Immediate actions might include:
- invite a potential successor to a key meeting
- assign a deputy for one project
- create a stretch presentation
- pair them with the current role-holder
- document one critical workflow
- give exposure to a stakeholder group
Small development actions reveal readiness faster than discussion alone.
Today's practice
Choose one team. Run the prompt. Review the single-points-of-failure list first.
Ask:
- Which role creates the biggest continuity risk?
- Where is there no realistic successor?
- What knowledge transfer can start this month?
- Which employee needs a development conversation?
- What should leadership see as a business risk?
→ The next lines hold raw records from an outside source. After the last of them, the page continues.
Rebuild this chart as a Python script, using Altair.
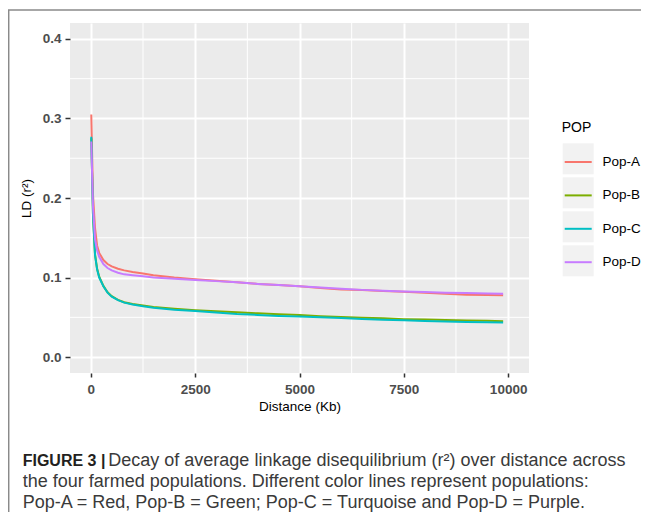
import altair as alt
import pandas as pd

# ---- data ----
populations = ["Pop-A", "Pop-B", "Pop-C", "Pop-D"]
colors = ["#F8766D", "#7CAE00", "#00BFC4", "#C77CFF"]

distance = [10, 50, 100, 150, 200, 300, 400, 500, 650, 800, 1000, 1250, 1500,
            2000, 2500, 3000, 3500, 4000, 4500, 5000, 5500, 6000, 6500, 7000,
            7500, 8000, 8500, 9000, 9500, 9880]

pop_a = [0.305, 0.205, 0.162, 0.140, 0.131, 0.122, 0.117, 0.114, 0.111, 0.109,
         0.107, 0.105, 0.103, 0.100, 0.098, 0.096, 0.094, 0.092, 0.0905, 0.089,
         0.087, 0.085, 0.0842, 0.083, 0.082, 0.0808, 0.0795, 0.0785, 0.078, 0.0779]
pop_b = [0.275, 0.180, 0.129, 0.111, 0.101, 0.0895, 0.0815, 0.0765, 0.072, 0.069,
         0.0668, 0.0648, 0.063, 0.0608, 0.059, 0.0575, 0.0563, 0.0550, 0.0538, 0.0528,
         0.0515, 0.0505, 0.0495, 0.0487, 0.0477, 0.0472, 0.0467, 0.046, 0.0456, 0.0452]
pop_c = [0.277, 0.180, 0.128, 0.110, 0.100, 0.089, 0.081, 0.076, 0.0715, 0.0685,
         0.066, 0.0638, 0.062, 0.0595, 0.0578, 0.056, 0.0542, 0.053, 0.0518, 0.051,
         0.050, 0.049, 0.048, 0.047, 0.0462, 0.0455, 0.0447, 0.044, 0.0437, 0.0436]
pop_d = [0.271, 0.190, 0.148, 0.134, 0.126, 0.117, 0.112, 0.109, 0.106, 0.104,
         0.103, 0.1015, 0.100, 0.0985, 0.097, 0.0955, 0.094, 0.092, 0.0905, 0.089,
         0.0875, 0.0858, 0.0845, 0.0835, 0.0825, 0.0818, 0.081, 0.0805, 0.080, 0.0796]

x_ticks = [0, 2500, 5000, 7500, 10000]
y_ticks = [0.0, 0.1, 0.2, 0.3, 0.4]
x_minor = [1250, 3750, 6250, 8750]
y_minor = [0.05, 0.15, 0.25, 0.35]

caption_bold = "FIGURE 3 |"
caption_l1 = "Decay of average linkage disequilibrium (r\u00b2) over distance across"
caption_l2 = "the four farmed populations. Different color lines represent populations:"
caption_l3 = "Pop-A = Red, Pop-B = Green; Pop-C = Turquoise and Pop-D = Purple."

# ---- tables ----
rows = []
for name, vals in zip(populations, [pop_a, pop_b, pop_c, pop_d]):
    for d, v in zip(distance, vals):
        rows.append({"distance": d, "ld": v, "POP": name, "key": name})
df = pd.DataFrame(rows)

FONT = "Liberation Sans"

xs = alt.Scale(domain=[-500, 10500], nice=False, zero=False)
ys = alt.Scale(domain=[-0.02, 0.42], nice=False, zero=False)

x_axis = alt.Axis(values=x_ticks, format="d", grid=True, gridColor="white", gridWidth=2,
                  domain=False, tickColor="#333333", tickSize=4, tickWidth=1.5,
                  labelFont=FONT, labelFontSize=13.5, labelFontWeight="bold",
                  labelColor="#4D4D4D", labelPadding=5, labelFlush=False,
                  title="Distance (Kb)", titleFont=FONT, titleFontSize=13.5,
                  titleFontWeight="normal", titleColor="black", titlePadding=4)
y_axis = alt.Axis(values=y_ticks, format=".1f", grid=True, gridColor="white", gridWidth=2,
                  domain=False, tickColor="#333333", tickSize=5, tickWidth=1.5,
                  labelFont=FONT, labelFontSize=13.5, labelFontWeight="bold",
                  labelColor="#4D4D4D", labelPadding=4, labelFlush=False,
                  title="LD (r\u00b2)", titleFont=FONT, titleFontSize=13.5,
                  titleFontWeight="normal", titleColor="black", titlePadding=9)

X = alt.X("distance:Q", scale=xs, axis=x_axis)
Y = alt.Y("ld:Q", scale=ys, axis=y_axis)

minor_v = alt.Chart(pd.DataFrame({"distance": x_minor})).mark_rule(
    color="white", strokeWidth=1).encode(x=X)
minor_h = alt.Chart(pd.DataFrame({"ld": y_minor})).mark_rule(
    color="white", strokeWidth=1).encode(y=Y)

# legend key backgrounds (grey boxes)
keys = alt.Chart(df).mark_square(size=0, opacity=0).encode(
    x=X, y=Y,
    fill=alt.Fill("key:N", scale=alt.Scale(range=["#F2F2F2"]),
                  legend=alt.Legend(orient="none", legendX=492.7, legendY=120.3,
                                    symbolType="square", symbolSize=961,
                                    symbolStrokeWidth=0, symbolOpacity=1,
                                    labelExpr="''", labelFontSize=10,
                                    title=None, rowPadding=3, padding=0, zindex=1)))

lines = alt.Chart(df).mark_line(strokeWidth=2).encode(
    x=X, y=Y,
    color=alt.Color("POP:N", scale=alt.Scale(domain=populations, range=colors),
                    legend=alt.Legend(orient="none", legendX=491.7, legendY=97.5,
                                      symbolType="stroke", symbolSize=729,
                                      symbolStrokeWidth=2, symbolOpacity=1,
                                      symbolOffset=2,
                                      titleFont=FONT, titleFontSize=14,
                                      titleFontWeight="normal", titleColor="black",
                                      titlePadding=13,
                                      labelFont=FONT, labelFontSize=13.5,
                                      labelColor="black", labelOffset=9.7,
                                      rowPadding=12.4, padding=0, zindex=2)))

one = pd.DataFrame({"a": [0]})
cap_style = dict(font=FONT, fontSize=18, align="left", baseline="alphabetic",
                 color="#3A3A3A")
cap0 = alt.Chart(one).mark_text(text=caption_bold, font=FONT, fontSize=16,
                                align="left", baseline="alphabetic", color="#231F20",
                                fontWeight="bold").encode(x=alt.value(-47.3), y=alt.value(443))
cap1 = alt.Chart(one).mark_text(text=caption_l1, **cap_style).encode(
    x=alt.value(38.3), y=alt.value(443))
cap2 = alt.Chart(one).mark_text(text=caption_l2, **cap_style).encode(
    x=alt.value(-47.3), y=alt.value(464.3))
cap3 = alt.Chart(one).mark_text(text=caption_l3, **cap_style).encode(
    x=alt.value(-47.3), y=alt.value(485.3))

frame_top = alt.Chart(one).mark_rule(color="#8A8A8A", strokeWidth=1.5).encode(
    x=alt.value(-62), x2=alt.value(571), y=alt.value(-13))
frame_left = alt.Chart(one).mark_rule(color="#8A8A8A", strokeWidth=1.5).encode(
    x=alt.value(-61.3), y=alt.value(-13), y2=alt.value(490))

chart = alt.layer(minor_v, minor_h, keys, lines, cap0, cap1, cap2, cap3,
                  frame_top, frame_left).properties(
    width=459, height=350,
    padding={"left": 62, "top": 15, "right": 112, "bottom": 139},
    autosize=alt.AutoSizeParams(type="none"),
).configure_view(fill="#EBEBEB", strokeWidth=0)

chart.save("out.html", embed_options={"renderer": "svg", "actions": False})
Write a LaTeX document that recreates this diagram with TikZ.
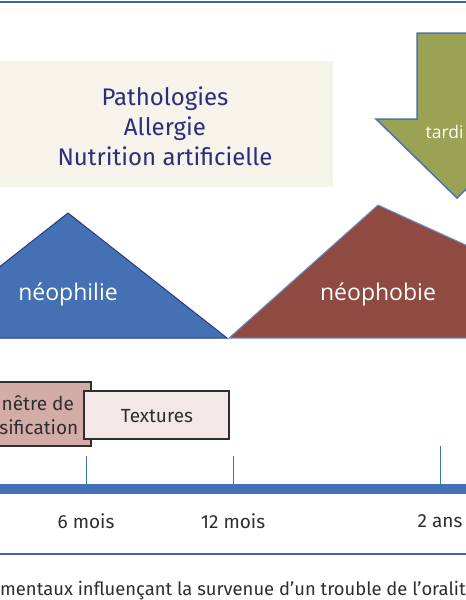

By the end, you should have a practical succession view and immediate risk-reduction actions.
Prompt of the day
Copy this into your AI tool and replace any bracketed placeholders.
Prompt
You are an organisational development specialist helping HR build a practical succession planning framework for one team or function. Context: - Team or department: [DETAILS] - Key roles to plan for: [LIST] - Current role-holder risks: [RETIREMENT, FLIGHT RISK, SINGLE POINT OF FAILURE, ETC.] - Potential successors and known strengths/gaps: [DETAILS] - Business continuity risks: [DETAILS] - What is currently missing: [ROLE PROFILES, DEVELOPMENT PLANS, KNOWLEDGE TRANSFER, ETC.] Please produce: 1. A succession map with role, risk level, ready-now successor, ready-later successor, and vacancy impact 2. A development gap analysis for potential successors 3. A single-points-of-failure list 4. Immediate knowledge-transfer actions 5. A manager conversation guide for aspiration and readiness conversations 6. A risk-register version for leadership discussion Do not assume someone wants a role unless stated. Mark unknowns clearly.
Your 15-minute task
Choose one team where a key departure would hurt operations. Run the prompt, then use the single-points-of-failure list for immediate action.
Expected win
A practical succession map that frames succession as business continuity, not just promotion planning.
Power user tip
Ask AI to convert succession risk into a CFO-friendly risk register. Risk language often gets leadership attention faster than talent language.